Nous publions ci-dessous la tribune libre de Màrio Lobo, qui se définit comme « un Portugais du Luxembourg ».
« Avec près d’un résident sur cinq, la communauté portugaise constitue la plus grande minorité du Luxembourg. Une si grande communauté ne peut que ne pas être uniforme et le Portugais typique ne peut, par définition, que tout simplement ne pas exister. Il n’empêche que nous, Portugais, sommes devenus des «luxembourgeois d’ailleurs» et avons, dans ce long processus, fait voyager nos coutumes avec nous.
Petit à petit, nous devenons de plus en plus des citoyens de ce pays qui nous a accueillis les bras ouverts. Mais cette citoyenneté ne se construit pas du jour au lendemain et, surtout, ne se construit pas en nous enlevant ce que nous sommes, à savoir des portugais.
Il est impossible d’oublier toute notre âme pour la remplacer par une autre purement luxembourgeoise. Pourquoi? Parce qu’en faisant cela, nous nous retrouvons vides d’esprit, incapables d’intégrer n’importe quelle communauté. L’âme humaine n’est ni échangeable ni jetable.

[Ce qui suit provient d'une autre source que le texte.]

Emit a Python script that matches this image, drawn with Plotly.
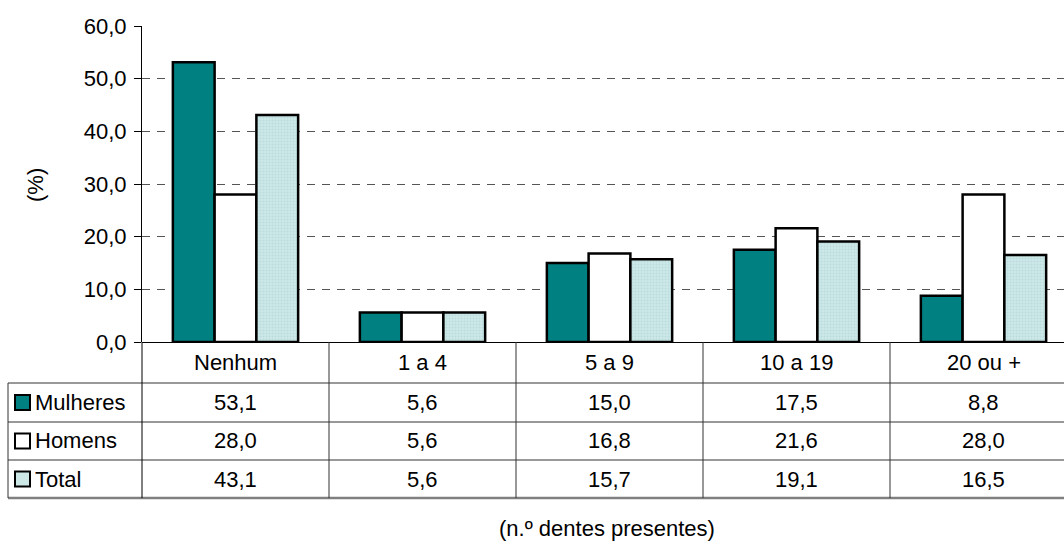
import plotly.graph_objects as go

# ---- data ----
categories = ["Nenhum", "1 a 4", "5 a 9", "10 a 19", "20 ou +"]
mulheres = [53.1, 5.6, 15.0, 17.5, 8.8]
homens = [28.0, 5.6, 16.8, 21.6, 28.0]
total = [43.1, 5.6, 15.7, 19.1, 16.5]
series_names = ["Mulheres", "Homens", "Total"]
y_ticks = [0, 10, 20, 30, 40, 50, 60]

# ---- layout constants (pixels) ----
W, H = 1064, 545
PLOT_L, PLOT_T, PLOT_B = 142, 26, 342
PLOT_W = W - PLOT_L
PLOT_H = PLOT_B - PLOT_T
CAT_W = 187.0
X0 = -0.5
X1 = X0 + PLOT_W / CAT_W
ROW_EDGES = [342, 383, 422, 460, 498]
TABLE_LEFT = 8
FONT = "Liberation Sans, Arial, sans-serif"
FS = 22

TEAL = "#008080"
LIGHT = "#CDE7E7"


def px_x(px):
    return (px - PLOT_L) / PLOT_W


def px_y(py):
    return (PLOT_B - py) / PLOT_H


def cat_x(v):
    return (v - X0) / (X1 - X0)


def fmt(v):
    return f"{v:.1f}".replace(".", ",")


fig = go.Figure()
fig.add_trace(go.Bar(x=categories, y=mulheres, name=series_names[0],
                     marker=dict(color=TEAL, line=dict(color="black", width=2.5))))
fig.add_trace(go.Bar(x=categories, y=homens, name=series_names[1],
                     marker=dict(color="white", line=dict(color="black", width=2.5))))
fig.add_trace(go.Bar(x=categories, y=total, name=series_names[2],
                     marker=dict(color=LIGHT, line=dict(color="black", width=2.5),
                                 pattern=dict(shape=".", fgcolor="#A9D2D2",
                                              bgcolor=LIGHT, size=3, solidity=0.35))))

shapes = []
annotations = []
line_col = "#333333"

# horizontal table rules
for i, py in enumerate(ROW_EDGES[1:]):
    last = i == len(ROW_EDGES) - 2
    shapes.append(dict(type="line", xref="paper", yref="paper",
                       x0=px_x(TABLE_LEFT), x1=1.05, y0=px_y(py), y1=px_y(py),
                       line=dict(color="#808080" if last else line_col,
                                 width=2.5 if last else 1)))

# vertical table rules
shapes.append(dict(type="line", xref="paper", yref="paper",
                   x0=px_x(TABLE_LEFT), x1=px_x(TABLE_LEFT),
                   y0=px_y(ROW_EDGES[1]), y1=px_y(ROW_EDGES[-1]),
                   line=dict(color=line_col, width=1)))
shapes.append(dict(type="line", xref="paper", yref="paper",
                   x0=0, x1=0, y0=0, y1=px_y(ROW_EDGES[-1]),
                   line=dict(color="black", width=1)))
for i in range(1, len(categories)):
    xp = cat_x(i - 0.5)
    shapes.append(dict(type="line", xref="paper", yref="paper",
                       x0=xp, x1=xp, y0=0, y1=px_y(ROW_EDGES[-1]),
                       line=dict(color=line_col, width=1)))

# category header row
hdr_y = px_y((ROW_EDGES[0] + ROW_EDGES[1]) / 2)
for i, c in enumerate(categories):
    annotations.append(dict(x=c, xref="x", y=hdr_y, yref="paper", text=c,
                            showarrow=False, xanchor="center", yanchor="middle",
                            font=dict(family=FONT, size=FS, color="black")))

# value rows with legend keys
key_fills = [TEAL, "white", LIGHT]
for r, (name, vals) in enumerate(zip(series_names, [mulheres, homens, total])):
    yc_px = (ROW_EDGES[r + 1] + ROW_EDGES[r + 2]) / 2
    yc = px_y(yc_px)
    shapes.append(dict(type="rect", xref="paper", yref="paper",
                       x0=px_x(15), x1=px_x(30), y0=px_y(yc_px + 7.5), y1=px_y(yc_px - 7.5),
                       fillcolor=key_fills[r], line=dict(color="black", width=2)))
    annotations.append(dict(x=px_x(33), xref="paper", y=yc, yref="paper", text=name,
                            showarrow=False, xanchor="left", yanchor="middle",
                            font=dict(family=FONT, size=FS, color="black")))
    for c, v in zip(categories, vals):
        annotations.append(dict(x=c, xref="x", y=yc, yref="paper", text=fmt(v),
                                showarrow=False, xanchor="center", yanchor="middle",
                                font=dict(family=FONT, size=FS, color="black")))

# axis titles
annotations.append(dict(x=px_x(35), xref="paper", y=px_y(185), yref="paper",
                        text="(%)", textangle=-90, showarrow=False,
                        xanchor="center", yanchor="middle",
                        font=dict(family=FONT, size=FS, color="black")))
annotations.append(dict(x=px_x(607), xref="paper", y=px_y(528), yref="paper",
                        text="(n.º dentes presentes)", showarrow=False,
                        xanchor="center", yanchor="middle",
                        font=dict(family=FONT, size=FS, color="black")))

fig.update_layout(
    width=W, height=H,
    margin=dict(l=PLOT_L, r=0, t=PLOT_T, b=H - PLOT_B, pad=0),
    paper_bgcolor="white", plot_bgcolor="white",
    barmode="group", bargap=0.33, bargroupgap=0,
    showlegend=False,
    separators=",.",
    font=dict(family=FONT, size=FS, color="black"),
    shapes=shapes, annotations=annotations,
)
fig.update_xaxes(range=[X0, X1], showticklabels=False, ticks="",
                 showgrid=False, showline=False, zeroline=False, fixedrange=True)
fig.update_yaxes(range=[0, 60], tickvals=y_ticks, tickformat=".1f",
                 ticks="outside", ticklen=7, tickcolor="black", tickwidth=1,
                 ticklabelstandoff=3,
                 showline=True, linecolor="black", linewidth=1,
                 showgrid=True, gridcolor="#555555", gridwidth=1, griddash="8px,7px",
                 zeroline=True, zerolinecolor="black", zerolinewidth=1,
                 tickfont=dict(family=FONT, size=FS, color="black"))

fig.write_html("out.html")
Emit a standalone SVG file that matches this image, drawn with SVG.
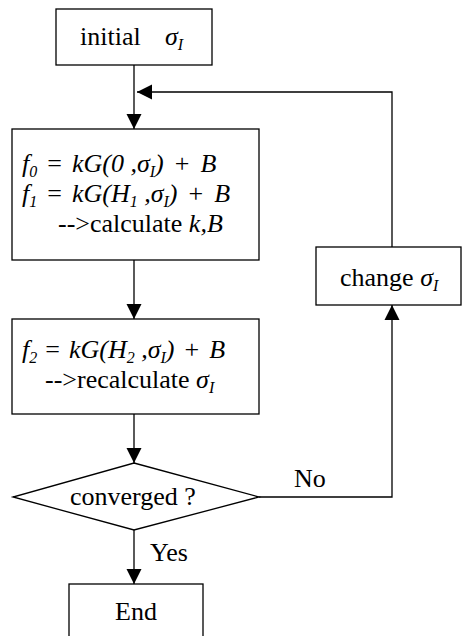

On ne peut tout simplement pas télécharger de nouveau logiciel et devenir quelqu’un d’autre. Non. Le développement de l’immigrant en tant que citoyen se fait par fusion avec la communauté d’accueil. Dans ce processus, c’est à l’immigrant d’aussi bien recevoir que de donner à la communauté qui l’entoure.
Non, nous ne voulons pas changer votre pays. Vous dites de vous-mêmes : «Mir wëlle bleiwen, wat mir sinn.» (NDLR : Nous voulons rester ce que nous sommes). Sans vouloir manquer de respect, il faut dire que votre devise est bien normale. Connaissez-vous un pays ou un peuple qui ne veuille pas rester ce qu’il est ?
La différence, c’est que vous en êtes tellement fiers qu’il s’agit de votre devise nationale. Et contre le sentiment collectif d’un peuple, il n’y a rien que l’on puisse faire. «Mir wëlle bleiwen, wat mir sinn», et pourtant, je me permets de penser que ce fut avec plaisir que vous avez reçu la Super Bock et la bifana, le bacalhau et le bon vin rouge de l’Alentejo ou du Douro.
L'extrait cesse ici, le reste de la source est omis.